__SHORT PROBLEM__:
Below are entries; repeat exactly, and nothing else, the lines from the one holding "Give me the" through the one holding "import seaborn as sns", inclusive. Leave the pictures out.
#### EXCERPTED DATA ####
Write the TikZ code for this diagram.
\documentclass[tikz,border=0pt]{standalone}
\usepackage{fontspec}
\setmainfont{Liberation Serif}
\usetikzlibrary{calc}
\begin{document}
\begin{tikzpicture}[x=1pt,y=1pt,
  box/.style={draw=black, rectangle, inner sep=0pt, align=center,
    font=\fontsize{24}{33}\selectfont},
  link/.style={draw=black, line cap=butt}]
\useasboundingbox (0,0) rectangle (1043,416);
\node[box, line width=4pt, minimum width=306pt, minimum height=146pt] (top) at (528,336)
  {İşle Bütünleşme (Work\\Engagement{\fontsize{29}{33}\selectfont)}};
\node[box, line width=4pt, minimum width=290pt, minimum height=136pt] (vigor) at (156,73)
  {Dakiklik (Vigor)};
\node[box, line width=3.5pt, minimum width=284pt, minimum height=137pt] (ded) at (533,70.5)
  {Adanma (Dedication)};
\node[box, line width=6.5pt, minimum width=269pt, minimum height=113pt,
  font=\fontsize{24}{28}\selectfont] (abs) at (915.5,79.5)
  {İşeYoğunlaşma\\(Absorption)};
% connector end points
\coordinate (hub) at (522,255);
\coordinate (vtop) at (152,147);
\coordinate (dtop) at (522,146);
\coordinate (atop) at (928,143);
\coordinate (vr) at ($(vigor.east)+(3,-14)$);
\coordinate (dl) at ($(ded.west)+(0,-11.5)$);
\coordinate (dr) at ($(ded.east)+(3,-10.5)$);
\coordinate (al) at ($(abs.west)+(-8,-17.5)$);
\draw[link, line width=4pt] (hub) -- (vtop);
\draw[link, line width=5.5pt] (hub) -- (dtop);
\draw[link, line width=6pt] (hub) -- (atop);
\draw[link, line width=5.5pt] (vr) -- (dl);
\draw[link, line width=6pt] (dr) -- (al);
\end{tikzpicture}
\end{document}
####
#### EXCERPTED DATA ####
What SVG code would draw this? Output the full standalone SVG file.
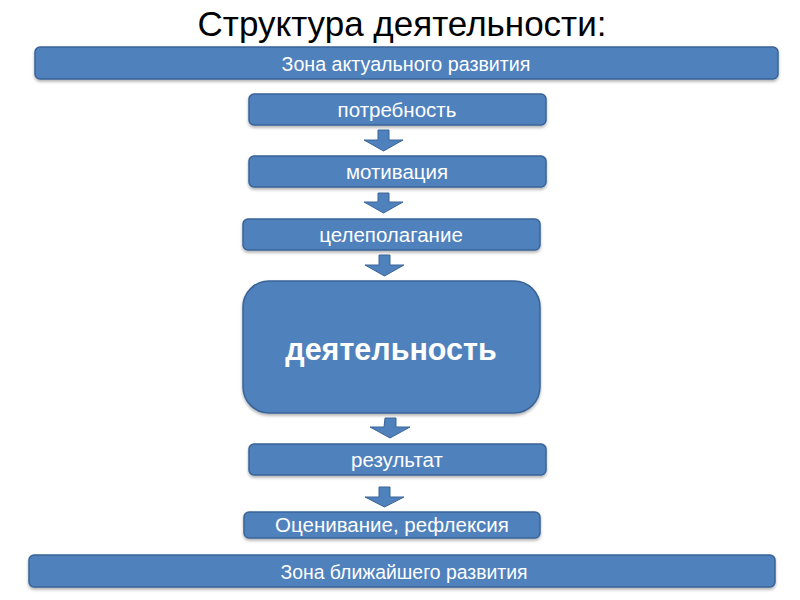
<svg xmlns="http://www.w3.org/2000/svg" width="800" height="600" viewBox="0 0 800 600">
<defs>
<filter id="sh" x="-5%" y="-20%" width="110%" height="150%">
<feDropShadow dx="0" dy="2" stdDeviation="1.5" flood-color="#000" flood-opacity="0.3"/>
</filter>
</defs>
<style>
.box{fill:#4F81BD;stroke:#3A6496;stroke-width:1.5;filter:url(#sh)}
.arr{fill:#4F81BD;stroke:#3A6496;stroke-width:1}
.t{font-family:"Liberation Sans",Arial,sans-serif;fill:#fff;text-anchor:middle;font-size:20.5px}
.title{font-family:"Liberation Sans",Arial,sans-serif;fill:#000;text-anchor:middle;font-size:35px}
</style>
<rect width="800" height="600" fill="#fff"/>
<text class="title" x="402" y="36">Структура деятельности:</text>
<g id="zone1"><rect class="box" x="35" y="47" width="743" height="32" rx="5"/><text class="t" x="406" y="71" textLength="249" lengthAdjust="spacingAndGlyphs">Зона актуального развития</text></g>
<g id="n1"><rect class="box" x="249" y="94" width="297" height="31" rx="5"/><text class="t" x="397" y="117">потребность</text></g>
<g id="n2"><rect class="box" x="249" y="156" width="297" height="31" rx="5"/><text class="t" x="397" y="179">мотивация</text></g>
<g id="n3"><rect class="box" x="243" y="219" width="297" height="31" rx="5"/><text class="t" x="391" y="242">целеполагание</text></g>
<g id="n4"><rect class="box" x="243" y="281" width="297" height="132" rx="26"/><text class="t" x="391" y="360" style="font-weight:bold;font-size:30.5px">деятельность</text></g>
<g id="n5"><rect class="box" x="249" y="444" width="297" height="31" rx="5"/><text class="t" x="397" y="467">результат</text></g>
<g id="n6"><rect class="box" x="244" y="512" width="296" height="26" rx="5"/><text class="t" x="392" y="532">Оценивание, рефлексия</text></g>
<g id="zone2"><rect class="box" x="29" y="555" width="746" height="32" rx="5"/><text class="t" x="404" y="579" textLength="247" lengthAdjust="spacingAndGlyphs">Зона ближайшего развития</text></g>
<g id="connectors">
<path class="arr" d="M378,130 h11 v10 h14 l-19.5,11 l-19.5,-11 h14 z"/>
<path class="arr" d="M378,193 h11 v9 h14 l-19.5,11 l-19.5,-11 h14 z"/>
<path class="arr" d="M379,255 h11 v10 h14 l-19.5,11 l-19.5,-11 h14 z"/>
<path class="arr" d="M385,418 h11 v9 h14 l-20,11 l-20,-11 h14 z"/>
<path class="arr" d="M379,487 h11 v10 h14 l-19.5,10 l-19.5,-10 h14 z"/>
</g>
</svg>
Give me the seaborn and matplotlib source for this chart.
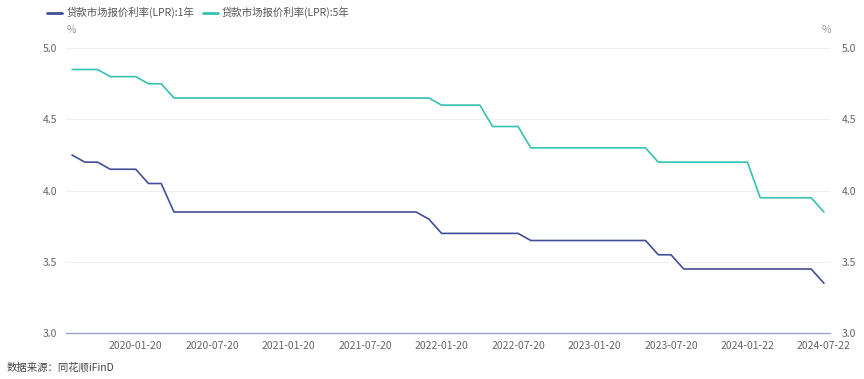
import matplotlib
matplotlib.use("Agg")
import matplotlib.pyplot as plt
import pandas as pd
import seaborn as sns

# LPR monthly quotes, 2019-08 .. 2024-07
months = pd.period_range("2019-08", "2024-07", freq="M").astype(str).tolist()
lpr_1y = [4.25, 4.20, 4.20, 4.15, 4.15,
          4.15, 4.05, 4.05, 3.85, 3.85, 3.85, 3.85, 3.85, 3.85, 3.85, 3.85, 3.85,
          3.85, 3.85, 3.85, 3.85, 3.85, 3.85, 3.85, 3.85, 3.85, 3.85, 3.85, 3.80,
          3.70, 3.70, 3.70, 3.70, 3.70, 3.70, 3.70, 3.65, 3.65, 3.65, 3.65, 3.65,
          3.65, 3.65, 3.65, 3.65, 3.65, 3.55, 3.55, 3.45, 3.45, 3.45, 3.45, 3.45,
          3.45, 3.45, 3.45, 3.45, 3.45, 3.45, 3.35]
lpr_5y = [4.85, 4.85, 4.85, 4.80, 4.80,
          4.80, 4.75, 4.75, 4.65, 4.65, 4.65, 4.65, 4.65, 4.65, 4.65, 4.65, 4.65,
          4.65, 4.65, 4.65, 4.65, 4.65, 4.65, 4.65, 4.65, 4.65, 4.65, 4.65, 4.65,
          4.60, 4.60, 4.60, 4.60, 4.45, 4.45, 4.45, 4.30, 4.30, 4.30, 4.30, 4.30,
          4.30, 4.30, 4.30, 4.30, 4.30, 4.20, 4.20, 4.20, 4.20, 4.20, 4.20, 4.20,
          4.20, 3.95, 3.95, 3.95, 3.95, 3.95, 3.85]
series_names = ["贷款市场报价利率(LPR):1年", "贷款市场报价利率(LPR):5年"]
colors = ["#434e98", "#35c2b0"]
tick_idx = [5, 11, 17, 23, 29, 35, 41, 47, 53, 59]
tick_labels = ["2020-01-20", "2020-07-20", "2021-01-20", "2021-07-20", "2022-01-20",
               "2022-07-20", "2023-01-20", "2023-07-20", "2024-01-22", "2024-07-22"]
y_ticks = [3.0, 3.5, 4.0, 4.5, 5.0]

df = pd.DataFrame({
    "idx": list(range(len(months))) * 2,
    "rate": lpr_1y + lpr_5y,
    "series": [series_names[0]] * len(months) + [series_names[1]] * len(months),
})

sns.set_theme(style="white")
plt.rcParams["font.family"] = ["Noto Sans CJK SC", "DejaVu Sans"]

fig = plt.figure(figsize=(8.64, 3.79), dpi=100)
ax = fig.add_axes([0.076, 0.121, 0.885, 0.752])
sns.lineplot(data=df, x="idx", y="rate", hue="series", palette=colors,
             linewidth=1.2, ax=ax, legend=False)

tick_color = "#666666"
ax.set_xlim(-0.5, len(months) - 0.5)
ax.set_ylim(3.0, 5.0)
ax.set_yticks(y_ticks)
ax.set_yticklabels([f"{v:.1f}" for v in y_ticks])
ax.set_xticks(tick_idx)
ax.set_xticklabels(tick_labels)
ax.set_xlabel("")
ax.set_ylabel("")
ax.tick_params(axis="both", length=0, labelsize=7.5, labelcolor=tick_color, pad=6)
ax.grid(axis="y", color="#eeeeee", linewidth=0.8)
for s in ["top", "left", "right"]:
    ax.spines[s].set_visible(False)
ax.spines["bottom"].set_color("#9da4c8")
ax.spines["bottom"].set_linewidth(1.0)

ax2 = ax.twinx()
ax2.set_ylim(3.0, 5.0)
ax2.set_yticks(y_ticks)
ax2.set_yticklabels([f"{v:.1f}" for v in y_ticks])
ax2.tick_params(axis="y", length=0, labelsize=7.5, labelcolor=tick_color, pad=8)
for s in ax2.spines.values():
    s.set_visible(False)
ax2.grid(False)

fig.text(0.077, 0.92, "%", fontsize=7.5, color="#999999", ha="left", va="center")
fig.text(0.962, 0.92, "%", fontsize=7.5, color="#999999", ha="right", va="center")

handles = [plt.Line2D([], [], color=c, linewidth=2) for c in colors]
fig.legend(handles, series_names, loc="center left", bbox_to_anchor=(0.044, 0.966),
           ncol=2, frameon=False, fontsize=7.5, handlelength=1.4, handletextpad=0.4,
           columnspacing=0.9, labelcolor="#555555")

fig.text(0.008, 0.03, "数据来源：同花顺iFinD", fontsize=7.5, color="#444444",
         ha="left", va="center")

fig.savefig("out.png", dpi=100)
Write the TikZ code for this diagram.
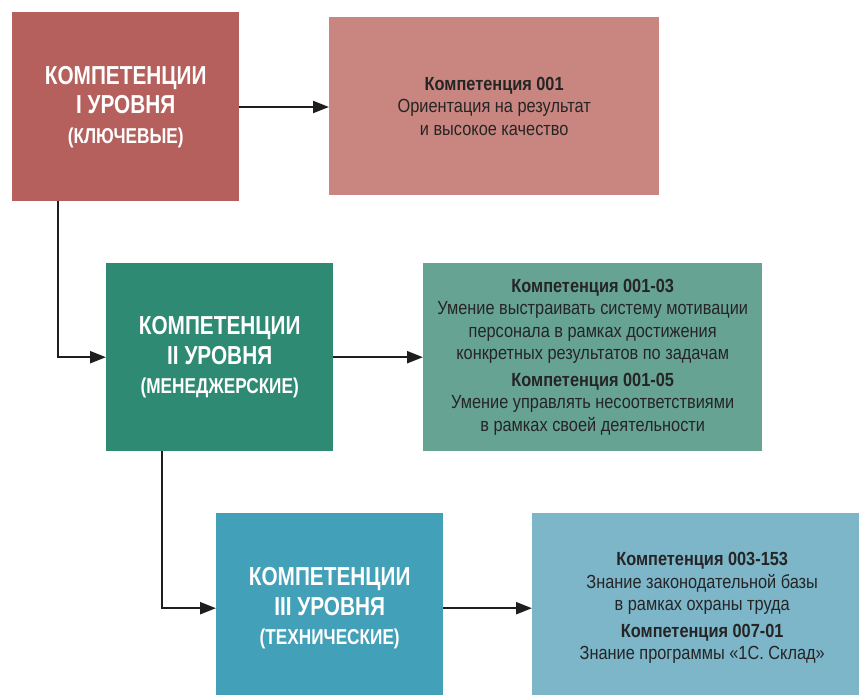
####
#### EXCERPTED DATA ####
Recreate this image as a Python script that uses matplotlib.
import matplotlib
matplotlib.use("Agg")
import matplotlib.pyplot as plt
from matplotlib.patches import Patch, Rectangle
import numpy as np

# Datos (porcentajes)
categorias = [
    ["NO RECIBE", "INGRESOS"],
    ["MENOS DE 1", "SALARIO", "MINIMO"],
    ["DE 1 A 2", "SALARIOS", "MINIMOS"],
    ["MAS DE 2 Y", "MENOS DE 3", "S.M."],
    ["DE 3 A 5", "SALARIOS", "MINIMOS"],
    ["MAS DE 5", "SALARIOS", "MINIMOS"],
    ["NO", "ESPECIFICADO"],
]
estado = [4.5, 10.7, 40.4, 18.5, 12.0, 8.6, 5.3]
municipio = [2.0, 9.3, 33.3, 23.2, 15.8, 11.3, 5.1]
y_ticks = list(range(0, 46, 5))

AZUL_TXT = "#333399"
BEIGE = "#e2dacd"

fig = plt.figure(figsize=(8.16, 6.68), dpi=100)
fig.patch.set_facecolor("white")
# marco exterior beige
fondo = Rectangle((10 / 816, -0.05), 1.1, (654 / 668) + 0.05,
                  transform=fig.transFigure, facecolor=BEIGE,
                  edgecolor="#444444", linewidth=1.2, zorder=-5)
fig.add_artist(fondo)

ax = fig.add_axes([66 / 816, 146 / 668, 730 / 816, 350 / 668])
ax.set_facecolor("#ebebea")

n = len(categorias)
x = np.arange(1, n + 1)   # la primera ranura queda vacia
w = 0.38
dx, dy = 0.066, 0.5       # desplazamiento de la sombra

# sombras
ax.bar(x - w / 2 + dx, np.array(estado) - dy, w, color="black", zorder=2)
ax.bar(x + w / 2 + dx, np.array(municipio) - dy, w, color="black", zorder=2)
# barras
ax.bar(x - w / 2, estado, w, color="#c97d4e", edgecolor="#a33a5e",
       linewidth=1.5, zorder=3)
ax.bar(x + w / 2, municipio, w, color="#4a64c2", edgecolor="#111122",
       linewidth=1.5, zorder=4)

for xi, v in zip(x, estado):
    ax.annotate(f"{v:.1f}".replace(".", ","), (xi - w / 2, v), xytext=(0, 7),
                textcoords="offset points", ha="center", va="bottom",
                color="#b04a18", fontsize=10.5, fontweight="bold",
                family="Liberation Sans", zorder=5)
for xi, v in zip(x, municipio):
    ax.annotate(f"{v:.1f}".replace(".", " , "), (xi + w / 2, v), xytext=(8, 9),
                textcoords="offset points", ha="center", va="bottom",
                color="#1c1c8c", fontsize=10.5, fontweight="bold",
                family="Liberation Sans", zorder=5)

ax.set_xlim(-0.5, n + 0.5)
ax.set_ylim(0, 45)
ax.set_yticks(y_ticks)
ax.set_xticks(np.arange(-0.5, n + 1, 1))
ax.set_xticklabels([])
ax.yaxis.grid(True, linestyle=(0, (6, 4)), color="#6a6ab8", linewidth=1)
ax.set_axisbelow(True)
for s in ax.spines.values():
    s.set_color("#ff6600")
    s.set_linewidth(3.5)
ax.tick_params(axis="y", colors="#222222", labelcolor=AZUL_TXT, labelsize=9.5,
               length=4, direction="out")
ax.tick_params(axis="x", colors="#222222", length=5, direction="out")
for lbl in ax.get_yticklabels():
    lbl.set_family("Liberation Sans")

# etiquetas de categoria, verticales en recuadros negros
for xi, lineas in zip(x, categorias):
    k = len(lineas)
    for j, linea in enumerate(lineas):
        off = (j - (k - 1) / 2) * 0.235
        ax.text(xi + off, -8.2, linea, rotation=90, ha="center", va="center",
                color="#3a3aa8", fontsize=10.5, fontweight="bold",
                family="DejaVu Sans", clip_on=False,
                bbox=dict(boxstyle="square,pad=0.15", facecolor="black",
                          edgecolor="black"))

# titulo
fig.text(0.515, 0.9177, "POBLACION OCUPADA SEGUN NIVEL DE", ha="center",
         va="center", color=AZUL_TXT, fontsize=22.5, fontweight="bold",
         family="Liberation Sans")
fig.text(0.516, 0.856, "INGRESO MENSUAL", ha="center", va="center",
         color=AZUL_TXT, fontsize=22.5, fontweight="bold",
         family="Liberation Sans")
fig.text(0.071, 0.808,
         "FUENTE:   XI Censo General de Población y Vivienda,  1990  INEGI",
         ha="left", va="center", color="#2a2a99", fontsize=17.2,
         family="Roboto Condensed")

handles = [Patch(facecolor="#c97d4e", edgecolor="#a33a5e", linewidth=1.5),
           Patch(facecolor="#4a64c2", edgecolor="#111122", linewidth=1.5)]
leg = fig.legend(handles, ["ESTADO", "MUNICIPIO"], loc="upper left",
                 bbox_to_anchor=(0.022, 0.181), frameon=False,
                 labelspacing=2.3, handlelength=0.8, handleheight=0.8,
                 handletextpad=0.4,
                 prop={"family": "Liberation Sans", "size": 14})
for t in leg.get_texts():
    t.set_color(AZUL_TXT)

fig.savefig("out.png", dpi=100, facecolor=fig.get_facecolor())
####
__CORRECT ANSWER__:
Give me the seaborn and matplotlib source for this chart.
import matplotlib
matplotlib.use("Agg")
import matplotlib.pyplot as plt
import pandas as pd
import seaborn as sns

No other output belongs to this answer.